O problema não é a avaliação da economia; é o que pode acontecer no campo político. O Brasil tem um problema fiscal muito grave. Para começar a colocar toda a casa em ordem, é preciso trocar o crescimento de uma despesa que é muito grande nos gastos primários do governo: os benefícios da Previdência. Precisamos de uma reforma da Previdência, sendo que o ponto-chave é a fixação da idade mínima. Porém, tenho a impressão de que aprovar hoje no Congresso uma idade mínima ou uma reforma que dê segurança de que estamos prosseguindo no ajuste fiscal é muito difícil. A probabilidade é muito pequena, próxima de zero. Se a reforma não for aprovada, essas dúvidas terão de ser respondidas no próximo governo. Agora, coloque-se na situação de empresários que estão decidindo se vão fazer investimentos, para os quais precisam de um cenário econômico à frente com poucos riscos. Quando eles se deparam com esse tipo de dúvida e veem baixa probabilidade de as reformas passarem, isso interfere na decisão de investir em capital fixo.
Para além da dívida de longo prazo, o governo tem encontrado dificuldade para fechar as contas deste ano e do próximo. O sr. acredita que as novas metas fiscais serão cumpridas?
O problema de longo prazo do País só se resolve com a reforma da Previdência. O segundo problema é a meta do déficit. O governo precisa de receita – e não tem. Segurou a despesa, perdeu arrecadação por causa da recessão e continua lutando no curto prazo com tentativa de obtenção de receita.

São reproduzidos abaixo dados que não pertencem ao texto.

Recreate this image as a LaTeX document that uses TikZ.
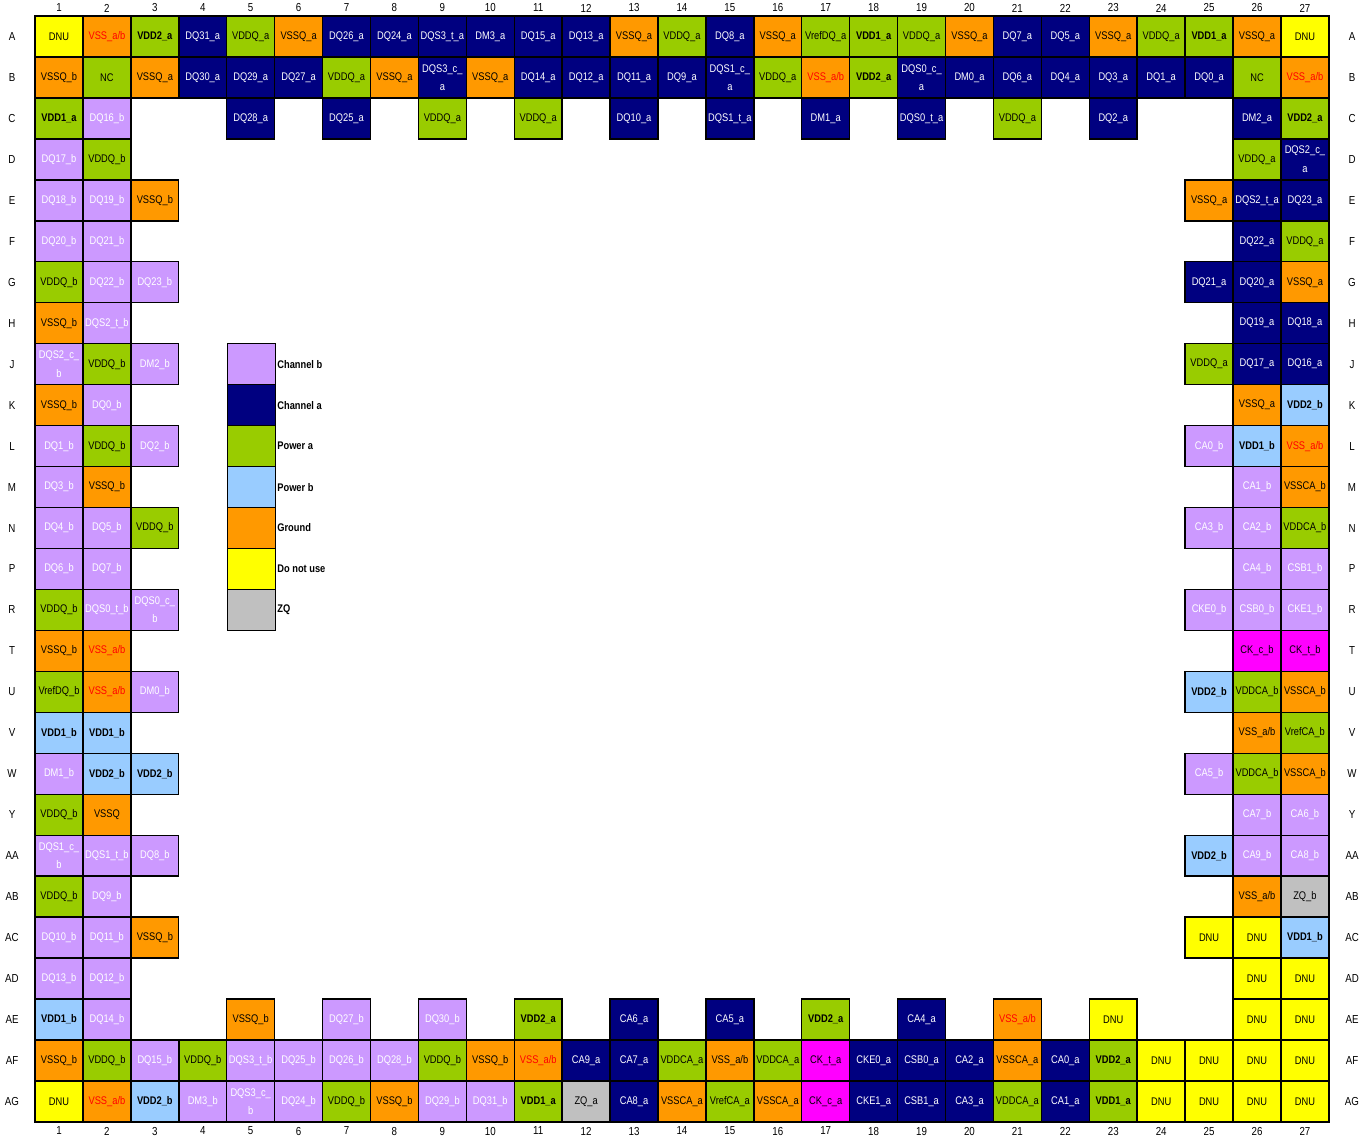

Não será fácil cumprir a meta de rombo de 159 bilhões, nem neste ano e nem no próximo, já que a recuperação da atividade econômica será pequena. Talvez em 2018 seja até mais difícil. O governo anunciou um monte de medidas que precisa aprovar para cumprir a meta, dentre as quais o congelamento dos funcionários públicos – o que é um atestado da dificuldade que vem pela frente.